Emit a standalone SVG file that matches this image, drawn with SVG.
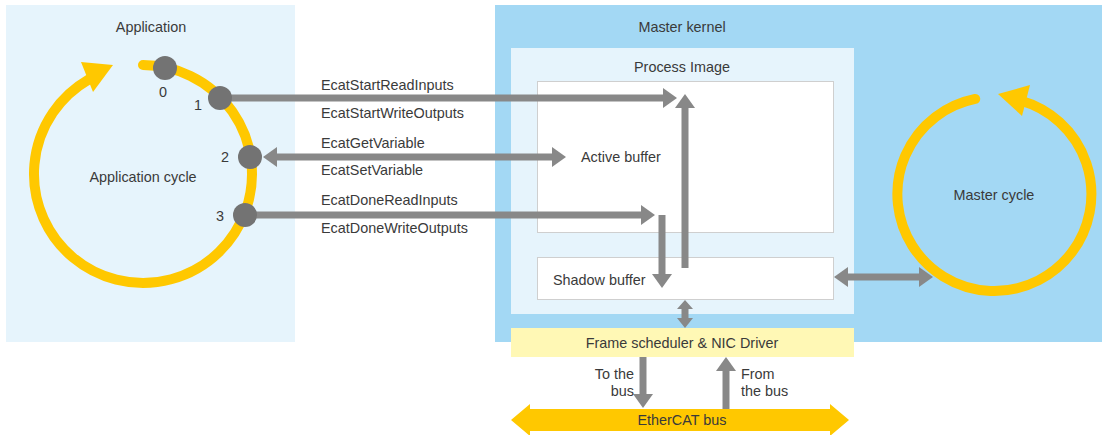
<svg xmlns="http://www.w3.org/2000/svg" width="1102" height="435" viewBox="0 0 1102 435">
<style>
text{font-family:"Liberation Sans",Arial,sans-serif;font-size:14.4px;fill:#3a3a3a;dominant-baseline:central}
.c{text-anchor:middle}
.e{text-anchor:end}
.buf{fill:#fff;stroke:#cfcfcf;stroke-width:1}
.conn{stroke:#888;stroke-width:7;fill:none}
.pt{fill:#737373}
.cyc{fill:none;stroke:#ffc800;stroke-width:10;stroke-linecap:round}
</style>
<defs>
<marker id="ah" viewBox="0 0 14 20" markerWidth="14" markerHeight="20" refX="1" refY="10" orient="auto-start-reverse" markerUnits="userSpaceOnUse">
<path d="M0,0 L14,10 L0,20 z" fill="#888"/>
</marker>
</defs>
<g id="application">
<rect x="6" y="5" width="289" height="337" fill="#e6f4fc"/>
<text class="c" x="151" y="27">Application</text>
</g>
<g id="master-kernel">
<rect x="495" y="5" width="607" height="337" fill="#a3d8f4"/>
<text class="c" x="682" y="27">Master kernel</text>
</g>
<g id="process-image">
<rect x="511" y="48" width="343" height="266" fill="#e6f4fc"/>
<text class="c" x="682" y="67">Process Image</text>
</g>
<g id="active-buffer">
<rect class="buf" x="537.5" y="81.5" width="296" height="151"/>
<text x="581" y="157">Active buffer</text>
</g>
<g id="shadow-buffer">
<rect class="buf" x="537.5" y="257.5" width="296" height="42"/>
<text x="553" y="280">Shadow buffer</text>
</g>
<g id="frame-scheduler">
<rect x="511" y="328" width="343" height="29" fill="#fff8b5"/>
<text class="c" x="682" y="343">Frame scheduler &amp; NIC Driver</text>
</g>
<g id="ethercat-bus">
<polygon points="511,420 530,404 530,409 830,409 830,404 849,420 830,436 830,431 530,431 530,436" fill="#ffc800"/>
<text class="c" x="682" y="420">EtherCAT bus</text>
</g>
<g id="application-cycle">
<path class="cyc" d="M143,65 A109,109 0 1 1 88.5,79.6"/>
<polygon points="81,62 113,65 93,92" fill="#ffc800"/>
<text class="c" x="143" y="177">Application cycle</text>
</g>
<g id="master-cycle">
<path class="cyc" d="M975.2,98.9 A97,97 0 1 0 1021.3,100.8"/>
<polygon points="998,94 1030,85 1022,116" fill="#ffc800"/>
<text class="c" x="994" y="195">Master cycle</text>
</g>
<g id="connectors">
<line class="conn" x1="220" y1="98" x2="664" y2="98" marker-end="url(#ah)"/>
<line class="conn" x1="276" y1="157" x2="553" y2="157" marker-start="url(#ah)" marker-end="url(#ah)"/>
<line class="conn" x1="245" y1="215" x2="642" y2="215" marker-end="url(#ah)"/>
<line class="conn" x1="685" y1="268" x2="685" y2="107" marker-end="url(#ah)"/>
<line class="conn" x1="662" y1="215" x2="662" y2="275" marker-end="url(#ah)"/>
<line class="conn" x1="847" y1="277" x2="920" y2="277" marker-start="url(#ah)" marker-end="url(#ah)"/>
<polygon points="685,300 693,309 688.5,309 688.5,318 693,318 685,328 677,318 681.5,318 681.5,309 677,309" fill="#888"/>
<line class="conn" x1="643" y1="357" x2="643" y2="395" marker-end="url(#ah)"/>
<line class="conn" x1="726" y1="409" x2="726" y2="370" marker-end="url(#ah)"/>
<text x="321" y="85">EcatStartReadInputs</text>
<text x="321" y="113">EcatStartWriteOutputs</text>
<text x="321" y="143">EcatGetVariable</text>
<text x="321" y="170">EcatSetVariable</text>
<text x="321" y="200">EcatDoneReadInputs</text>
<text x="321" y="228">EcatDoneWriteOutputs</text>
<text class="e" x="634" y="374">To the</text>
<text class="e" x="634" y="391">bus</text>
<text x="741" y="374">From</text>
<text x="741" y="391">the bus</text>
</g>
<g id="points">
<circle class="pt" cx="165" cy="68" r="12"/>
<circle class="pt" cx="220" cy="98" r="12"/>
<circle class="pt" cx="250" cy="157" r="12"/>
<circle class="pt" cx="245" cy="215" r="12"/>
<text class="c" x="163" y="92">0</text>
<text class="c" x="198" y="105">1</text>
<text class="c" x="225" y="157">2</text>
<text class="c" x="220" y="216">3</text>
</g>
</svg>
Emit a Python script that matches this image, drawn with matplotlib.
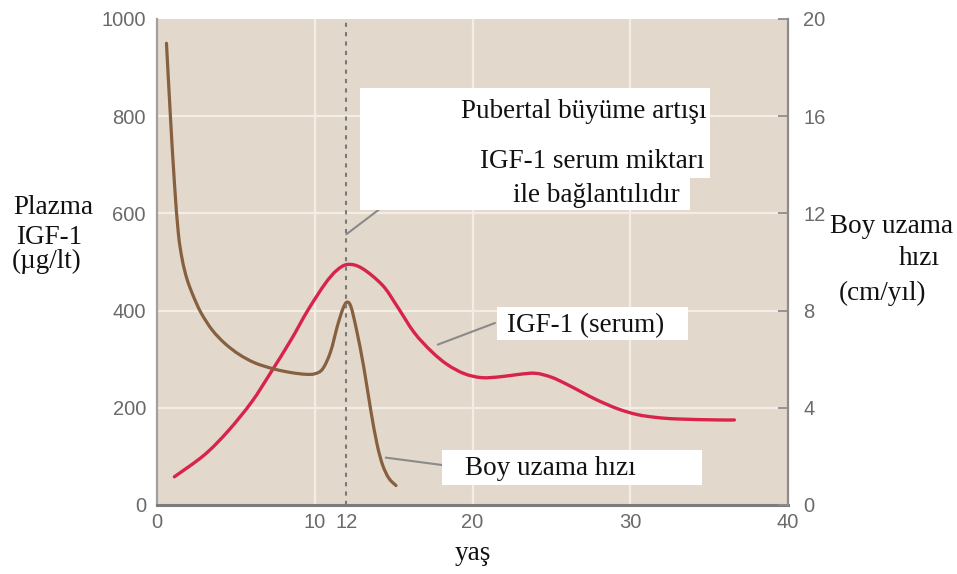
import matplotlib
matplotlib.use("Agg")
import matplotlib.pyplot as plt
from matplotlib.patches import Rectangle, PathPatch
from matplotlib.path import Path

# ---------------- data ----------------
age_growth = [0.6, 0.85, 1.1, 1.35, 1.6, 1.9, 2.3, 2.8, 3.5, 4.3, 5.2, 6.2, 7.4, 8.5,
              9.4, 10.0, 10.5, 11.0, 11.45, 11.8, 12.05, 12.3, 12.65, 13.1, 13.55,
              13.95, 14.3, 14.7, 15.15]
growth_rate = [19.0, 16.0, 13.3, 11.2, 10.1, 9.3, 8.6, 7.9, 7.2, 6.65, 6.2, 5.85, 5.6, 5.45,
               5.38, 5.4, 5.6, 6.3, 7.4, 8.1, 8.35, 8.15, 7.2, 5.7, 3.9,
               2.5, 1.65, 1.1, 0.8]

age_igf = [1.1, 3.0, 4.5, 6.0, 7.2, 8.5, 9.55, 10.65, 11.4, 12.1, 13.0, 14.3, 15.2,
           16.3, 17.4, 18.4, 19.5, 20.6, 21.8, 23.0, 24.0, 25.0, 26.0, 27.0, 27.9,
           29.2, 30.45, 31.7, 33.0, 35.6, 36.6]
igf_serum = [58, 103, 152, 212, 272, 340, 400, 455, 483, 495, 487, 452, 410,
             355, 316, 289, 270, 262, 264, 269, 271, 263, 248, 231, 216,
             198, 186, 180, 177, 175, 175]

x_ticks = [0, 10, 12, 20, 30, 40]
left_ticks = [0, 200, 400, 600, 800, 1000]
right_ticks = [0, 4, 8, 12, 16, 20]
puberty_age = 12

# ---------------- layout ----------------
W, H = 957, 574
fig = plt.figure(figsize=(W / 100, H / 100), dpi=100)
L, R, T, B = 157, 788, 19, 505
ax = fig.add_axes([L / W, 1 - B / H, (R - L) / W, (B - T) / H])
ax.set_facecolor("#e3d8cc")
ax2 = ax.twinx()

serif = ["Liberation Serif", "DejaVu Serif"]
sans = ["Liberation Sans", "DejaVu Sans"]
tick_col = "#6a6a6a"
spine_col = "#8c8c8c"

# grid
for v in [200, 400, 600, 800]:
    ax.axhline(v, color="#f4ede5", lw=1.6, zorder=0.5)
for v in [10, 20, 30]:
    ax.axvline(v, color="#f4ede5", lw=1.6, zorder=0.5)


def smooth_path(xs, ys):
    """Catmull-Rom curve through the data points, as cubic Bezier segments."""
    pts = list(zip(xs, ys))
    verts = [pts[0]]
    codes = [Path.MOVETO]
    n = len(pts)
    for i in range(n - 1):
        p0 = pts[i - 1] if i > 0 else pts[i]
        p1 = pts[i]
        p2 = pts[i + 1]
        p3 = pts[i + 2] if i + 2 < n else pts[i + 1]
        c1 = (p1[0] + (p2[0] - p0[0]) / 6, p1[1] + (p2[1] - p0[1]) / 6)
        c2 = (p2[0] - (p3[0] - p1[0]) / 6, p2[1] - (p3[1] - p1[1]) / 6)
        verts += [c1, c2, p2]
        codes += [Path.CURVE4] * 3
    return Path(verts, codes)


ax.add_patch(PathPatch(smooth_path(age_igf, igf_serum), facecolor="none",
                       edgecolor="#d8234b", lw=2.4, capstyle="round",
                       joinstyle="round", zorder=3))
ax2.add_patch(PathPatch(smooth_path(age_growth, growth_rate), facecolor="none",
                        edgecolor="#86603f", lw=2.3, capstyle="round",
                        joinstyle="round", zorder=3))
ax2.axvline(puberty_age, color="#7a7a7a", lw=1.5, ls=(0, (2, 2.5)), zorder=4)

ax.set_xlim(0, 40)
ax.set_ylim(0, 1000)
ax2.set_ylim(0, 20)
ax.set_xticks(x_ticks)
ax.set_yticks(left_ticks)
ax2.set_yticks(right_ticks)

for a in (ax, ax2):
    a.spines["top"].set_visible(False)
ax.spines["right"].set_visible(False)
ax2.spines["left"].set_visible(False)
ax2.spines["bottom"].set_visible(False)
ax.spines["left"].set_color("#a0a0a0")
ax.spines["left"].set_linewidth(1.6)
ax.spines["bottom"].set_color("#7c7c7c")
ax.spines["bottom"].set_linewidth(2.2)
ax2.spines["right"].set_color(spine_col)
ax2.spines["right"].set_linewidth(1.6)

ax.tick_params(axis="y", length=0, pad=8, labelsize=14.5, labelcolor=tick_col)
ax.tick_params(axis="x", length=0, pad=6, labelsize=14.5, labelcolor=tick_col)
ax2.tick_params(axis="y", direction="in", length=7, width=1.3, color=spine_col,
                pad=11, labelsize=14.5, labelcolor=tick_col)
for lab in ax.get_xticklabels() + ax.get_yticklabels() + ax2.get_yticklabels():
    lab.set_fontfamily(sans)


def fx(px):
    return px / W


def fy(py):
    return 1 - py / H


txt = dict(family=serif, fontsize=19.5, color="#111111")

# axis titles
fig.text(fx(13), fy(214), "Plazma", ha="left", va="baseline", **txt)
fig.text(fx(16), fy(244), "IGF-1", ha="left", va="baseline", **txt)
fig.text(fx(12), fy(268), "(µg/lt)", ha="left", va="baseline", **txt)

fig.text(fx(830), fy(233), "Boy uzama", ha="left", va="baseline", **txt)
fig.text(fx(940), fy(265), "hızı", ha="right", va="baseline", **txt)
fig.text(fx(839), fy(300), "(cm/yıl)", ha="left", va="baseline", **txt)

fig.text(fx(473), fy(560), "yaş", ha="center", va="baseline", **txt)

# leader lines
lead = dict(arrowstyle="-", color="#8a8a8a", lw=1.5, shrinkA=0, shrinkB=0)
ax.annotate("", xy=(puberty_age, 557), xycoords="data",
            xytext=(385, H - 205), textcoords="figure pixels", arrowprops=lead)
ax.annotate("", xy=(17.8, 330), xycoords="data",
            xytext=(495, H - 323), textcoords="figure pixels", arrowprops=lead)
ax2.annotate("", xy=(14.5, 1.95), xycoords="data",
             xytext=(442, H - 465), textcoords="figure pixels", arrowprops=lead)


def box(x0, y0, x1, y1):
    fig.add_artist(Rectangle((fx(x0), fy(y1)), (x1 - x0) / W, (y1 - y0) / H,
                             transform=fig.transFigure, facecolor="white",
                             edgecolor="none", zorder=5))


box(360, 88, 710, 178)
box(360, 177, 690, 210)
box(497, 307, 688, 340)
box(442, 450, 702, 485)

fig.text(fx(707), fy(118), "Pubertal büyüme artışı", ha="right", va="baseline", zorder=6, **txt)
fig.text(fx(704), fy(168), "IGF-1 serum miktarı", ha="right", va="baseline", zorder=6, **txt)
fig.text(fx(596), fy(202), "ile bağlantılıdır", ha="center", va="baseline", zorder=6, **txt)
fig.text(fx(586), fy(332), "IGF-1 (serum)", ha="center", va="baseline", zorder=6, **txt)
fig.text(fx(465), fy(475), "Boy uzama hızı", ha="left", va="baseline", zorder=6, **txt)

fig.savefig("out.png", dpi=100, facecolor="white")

──────────

» **REQUIRED WORK**
Drop the images and output only the lines from the one that contains "Emit a Python" to the one that contains "from matplotlib.path import Path", both included.

» **RESULT OF THE EXERCISE**
Emit a Python script that matches this image, drawn with matplotlib.
import matplotlib
matplotlib.use("Agg")
import matplotlib.pyplot as plt
from matplotlib.patches import Rectangle, PathPatch
from matplotlib.path import Path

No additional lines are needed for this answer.